Wednesday, March 26, 2014

Three Months Later...

It still seems like I was just in Ethiopia a few weeks ago. When in reality I’ve been back for three months. Some days are good, some days are rough. Ethiopia will forever have a piece of me. I think I’ll always want to go back, even if it’s just for a visit.

The thing I have been struggling with a lot lately, in regard to my heart being in two countries, seemed quite trivial (insignificant) to me. I almost had myself convinced I was being a little overboard with it. Until today, when I talked to a friend and fellow missionary who just returned from the field, Jordan Shelton. It was the first time I had heard said out loud what I was thinking and feeling, and it’s because Jordan is experiencing the same thing. I feel like I’m forgetting all of the language I have learned in Ethiopia.

Language connects you to a culture. We speak English in America. If you were to go to Mexico, you would have a harder time connecting with Spanish speaking people at first, especially if you are limited in your Spanish and they in their English. Finding people in Mexico who speak English gives you a sense of home, and you can’t help but be excited about speaking fluently, with no mistakes, mistranslations, or misunderstandings. You are free to speak your language.

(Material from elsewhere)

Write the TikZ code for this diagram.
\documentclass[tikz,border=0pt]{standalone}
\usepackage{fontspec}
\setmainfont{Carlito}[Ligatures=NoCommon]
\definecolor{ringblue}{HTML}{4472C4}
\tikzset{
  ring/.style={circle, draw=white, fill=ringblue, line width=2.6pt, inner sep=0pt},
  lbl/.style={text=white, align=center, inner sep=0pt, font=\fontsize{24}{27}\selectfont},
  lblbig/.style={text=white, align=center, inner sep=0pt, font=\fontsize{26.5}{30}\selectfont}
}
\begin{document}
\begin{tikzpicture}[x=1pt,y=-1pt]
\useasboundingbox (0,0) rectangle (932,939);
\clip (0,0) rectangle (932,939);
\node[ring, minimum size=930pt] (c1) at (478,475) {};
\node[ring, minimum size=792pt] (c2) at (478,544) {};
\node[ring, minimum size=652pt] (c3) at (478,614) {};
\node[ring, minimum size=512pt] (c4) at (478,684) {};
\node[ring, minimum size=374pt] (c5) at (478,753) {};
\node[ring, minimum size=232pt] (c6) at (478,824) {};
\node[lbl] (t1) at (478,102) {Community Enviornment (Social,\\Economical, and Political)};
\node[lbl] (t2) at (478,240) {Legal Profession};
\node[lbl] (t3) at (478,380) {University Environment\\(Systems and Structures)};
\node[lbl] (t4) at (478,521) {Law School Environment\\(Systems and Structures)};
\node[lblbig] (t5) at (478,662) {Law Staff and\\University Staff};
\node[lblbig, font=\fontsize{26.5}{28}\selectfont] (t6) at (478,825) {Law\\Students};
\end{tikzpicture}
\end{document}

Try to imagine speaking a language that is not Spanish, or French, or German. A language that is found in a place on the opposite side of the world; in Africa. That language probably will not be easily found in America. It is much harder to feel connected to the culture through language, because it just isn’t being used.

To not be so vague, I’ll make it personal. I learned afan Oromoo. It is spoken in Ethiopia - on the opposite side of the world. There aren’t too many people in America who can speak this language. I haven’t found anyone in Manhattan who can. Because of that, I feel like I’m becoming more and more disconnected from Ethiopia, and in my mind it’s a tragedy. Sure, I have all of my notes from our language tutor, Kalbessa. Sometimes I chat with him in afan Oromoo over Facebook chat. Don’t get me wrong, I cherish those brief conversations where I can communicate in a language that is now so dear to my heart. But it still doesn’t stop the sadness I feel when I realize the language that connects me to my friends in Ethiopia is fading faster with every passing week.


So there you have it. An update on my thoughts concerning my life in Ethiopia.